2016 Palermo Cabernet Sauvignon, Orin Swift Cellars

How do you commemorate writing a @*%* tax check for Uncle Sam? You shake your head and reach for a bottle of good wine to cushion the landing. This guy opted for the 2016 Palermo Cabernet Sauvignon from Orin Swift Cellars. (Yes, I’d have celebrated a better return the same way, those of you asking…)

2016 Palermo Cabernet Sauvignon, Orin Swift Cellers, Napa Valley, California, USA.

Palermo has been on my radar for some time, as a gift for friends, from friends, and once on a memorable date that I enjoyed a ton. We didn’t even finish the bottle on that occasion – guess the company was the more intoxicating play. Said another way, this was the first time I was drinking this Bordeaux-style red with thoughts of how I would describe here in Notes. It’s rich purple in your glass (I went with Riedel stemware for this one) and waves blackberry scents to you right from the first pour. The 2016 vintage is very drinkable, dark berry fruits, and has an easy finish that is probably some of the blended fruit rounding off the harsher tannic corners of the Cabernet. Little spice notes that are far more subtle than the blackberry / dark cherry taste.

The Palermo is a mix of Cabernet Sauvignon, Merlot, and Cabernet Franc grapes that the winemaker sources from across the ripe floors of Napa Valley. Calistoga, St. Helena, Coombsville, and Oak Knoll all contribute to this kitchen sink of a wine as does Pope Valley, Atlas Peak, and both Rutherford and Oakville. To what extent? Only the winery knows for sure, but you can bet their inclusion is for both taste and the overall marketability of the Palermo. They mature the Palermo in French Oak barrels for 10 months.

This evening, the 2016 accompanied a pork loin (just a tad overdone) and just a big ol’ salad of arugula, spinach, green olives, and a sweet onion that I shaved into little slivers of goodness. And yes, fresh ground pepper and bacon, with blue cheese dressing.
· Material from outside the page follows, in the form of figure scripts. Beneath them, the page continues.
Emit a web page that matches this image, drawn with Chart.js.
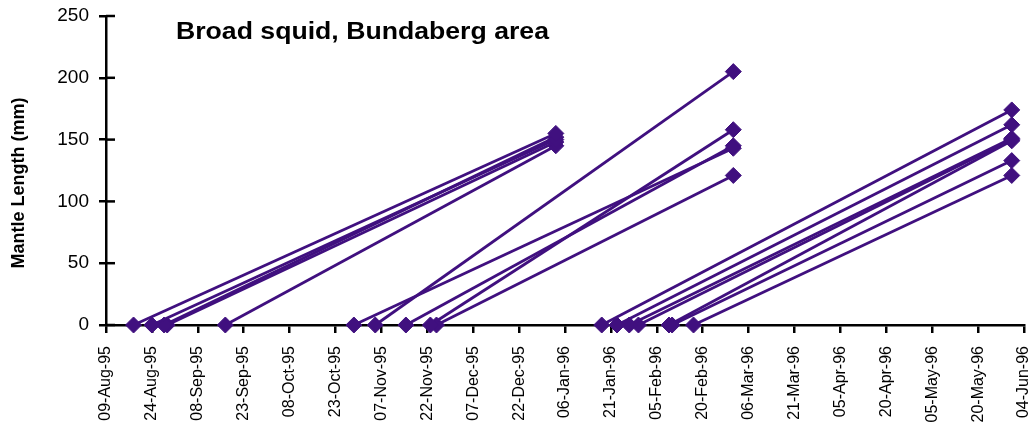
<!DOCTYPE html>
<html lang="en">
<head>
    <meta charset="UTF-8">
    <title>Broad squid, Bundaberg area</title>
    <script src="https://cdn.jsdelivr.net/npm/chart.js"></script>
    <style>
        body { margin: 0; background: #fff; }
        .container { width: 1033px; height: 425px; position: relative; }
    </style>
</head>
<body>

<div class="container">
    <canvas id="myChart"></canvas>
</div>

<script>
    // one line per squid: hatch date (length 0) -> capture date (mantle length)
    const hatchDates = [
        '1995-08-18', '1995-08-24', '1995-08-28', '1995-08-29', '1995-09-17',
        '1995-10-29', '1995-11-05', '1995-11-15', '1995-11-23', '1995-11-25',
        '1996-01-18', '1996-01-23', '1996-01-27', '1996-01-30', '1996-02-09', '1996-02-10', '1996-02-17'
    ];
    const captureDates = [
        '1996-01-03', '1996-01-03', '1996-01-03', '1996-01-03', '1996-01-03',
        '1996-03-01', '1996-03-01', '1996-03-01', '1996-03-01', '1996-03-01',
        '1996-05-31', '1996-05-31', '1996-05-31', '1996-05-31', '1996-05-31', '1996-05-31', '1996-05-31'
    ];
    const mantleLengths = [
        155, 150, 152, 148, 145,
        143, 205, 145, 158, 121,
        174, 162, 151, 150, 149, 133, 121
    ];

    const startDate = '1995-08-09';
    const tickLabels = [
        '09-Aug-95', '24-Aug-95', '08-Sep-95', '23-Sep-95', '08-Oct-95', '23-Oct-95', '07-Nov-95',
        '22-Nov-95', '07-Dec-95', '22-Dec-95', '06-Jan-96', '21-Jan-96', '05-Feb-96', '20-Feb-96',
        '06-Mar-96', '21-Mar-96', '05-Apr-96', '20-Apr-96', '05-May-96', '20-May-96', '04-Jun-96'
    ];
    const yTicks = [0, 50, 100, 150, 200, 250];

    const purple = '#40107f';
    const font = "'Liberation Sans', Arial, sans-serif";

    function dayNum(d) {
        return (Date.parse(d) - Date.parse(startDate)) / 86400000;
    }

    const datasets = hatchDates.map((h, i) => ({
        data: [
            { x: dayNum(h), y: 0 },
            { x: dayNum(captureDates[i]), y: mantleLengths[i] }
        ],
        showLine: true,
        borderColor: purple,
        borderWidth: 2.8,
        pointStyle: 'rectRot',
        pointRadius: 8,
        pointBackgroundColor: purple,
        pointBorderColor: purple,
        pointBorderWidth: 1,
        clip: false
    }));

    // tick marks that cross into the plot + the free-floating texts
    const extras = {
        id: 'extras',
        beforeDatasetsDraw(chart) {
            const { ctx, chartArea, scales: { y } } = chart;
            ctx.save();
            ctx.strokeStyle = '#000';
            ctx.lineWidth = 2.5;
            yTicks.forEach(v => {
                const py = y.getPixelForValue(v);
                ctx.beginPath();
                ctx.moveTo(chartArea.left, py);
                ctx.lineTo(chartArea.left + 9, py);
                ctx.stroke();
            });
            ctx.restore();
        },
        afterDraw(chart) {
            const ctx = chart.ctx;
            ctx.save();
            ctx.fillStyle = '#000';
            ctx.font = 'bold 23px ' + font;
            ctx.textBaseline = 'alphabetic';
            ctx.translate(176, 39);
            ctx.scale(1.158, 1);
            ctx.fillText('Broad squid, Bundaberg area', 0, 0);
            ctx.restore();

            ctx.save();
            ctx.fillStyle = '#000';
            ctx.font = 'bold 18px ' + font;
            ctx.textAlign = 'center';
            ctx.textBaseline = 'middle';
            ctx.translate(19, 183);
            ctx.rotate(-Math.PI / 2);
            ctx.fillText('Mantle Length (mm)', 0, 0);
            ctx.restore();
        }
    };

    const ctx = document.getElementById('myChart').getContext('2d');
    const myChart = new Chart(ctx, {
        type: 'scatter',
        data: { datasets: datasets },
        plugins: [extras],
        options: {
            responsive: true,
            maintainAspectRatio: false,
            animation: false,
            layout: { padding: { top: 16, right: 3, left: 0, bottom: 0 } },
            plugins: {
                legend: { display: false },
                tooltip: { enabled: false }
            },
            scales: {
                x: {
                    type: 'linear',
                    min: 0,
                    max: 300,
                    afterFit: s => { s.height = 100; s.paddingLeft = 0; s.paddingRight = 0; },
                    afterBuildTicks: s => { s.ticks = tickLabels.map((t, i) => ({ value: i * 15 })); },
                    ticks: {
                        autoSkip: false,
                        maxRotation: 90,
                        minRotation: 90,
                        padding: 13,
                        color: '#000',
                        font: { family: font, size: 16 },
                        callback: v => tickLabels[Math.round(v / 15)]
                    },
                    grid: { drawOnChartArea: false, drawTicks: true, tickLength: 8, color: '#000', lineWidth: 2.5 },
                    border: { display: true, color: '#000', width: 2.5 }
                },
                y: {
                    min: 0,
                    max: 250,
                    afterFit: s => { s.width = 106; s.paddingTop = 0; s.paddingBottom = 0; },
                    afterBuildTicks: s => { s.ticks = yTicks.map(v => ({ value: v })); },
                    ticks: {
                        padding: 10,
                        color: '#000',
                        font: { family: font, size: 19 }
                    },
                    grid: { drawOnChartArea: false, drawTicks: true, tickLength: 7, color: '#000', lineWidth: 2.5 },
                    border: { display: true, color: '#000', width: 2.5 }
                }
            }
        }
    });
</script>

</body>
</html>
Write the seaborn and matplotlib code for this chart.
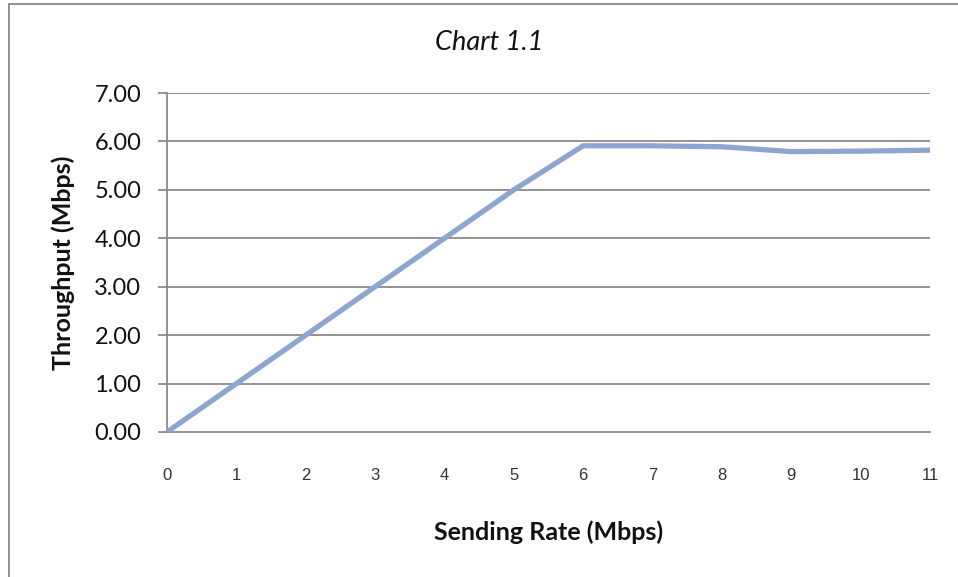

Hey, if tax day doesn’t bring out your sense of carpe diem and good wine what does?!?

2016 Petite Sirah, Stanton Vineyards

Sirah and Petite Sirah always have a special place in my heart, and the 2016 Stanton is one of the reasons why. Yes I’m unquestionably a fan of California Cab and big grapes in particular, and when I drift on the outskirts of this amazing territory it’s the Sirah or red blend that often grabs my attention. Only 286 cases of this wine were produced by the Stanton team, and if you’re able to put your hands on this wine, you’re pleased.

2016 Petite Sirah, Stanton Vineyards, Napa Valley, California, USA.

2016 Petite Sirah, Stanton Vineyards, Napa Valley, California, USA.

This bottle I opened after a redeye flight from San Diego to Raleigh (back-breaking stopover in ORD) when I was probably working on 1.5 to 2.0hrs of sleep. I was tired but trying to push on through…and I’m pleased to report this 2016 cushioned the landing. It’s a gem and packs a massive, nuanced wallop that is belied by the simple label / production notes. Dave Phinney was quietly involved in this production, and those of you reading Notes with any kind of regularity know my appreciation for his gifts. Phinney has produced not only the Prisoner but also the Locations wines that are often-noted within this blog.

Earlier this day I tried a Merlot but had to shed its taste lest it corrupt the (Stanton) wine I had ready for the rest of the evening. The Merlot I could not finish but the Stanton enticed me ever forward. Said Doug Stanton, winemaker, “There remains a small but dedicated group of growers and wineries who remain steadfast in their appreciation of Petite Sirah.

Could not agree more. This wine of inky violet has a nose with spice and coffee, and it is CRAZY aromatic. The wine packs in dark fruit flavors (e.g., blackberry, blueberry) and I’m ready for more. But mostly trying to fend off massive fatigue. Miss you all, fans, and hope you’re sampling early and often.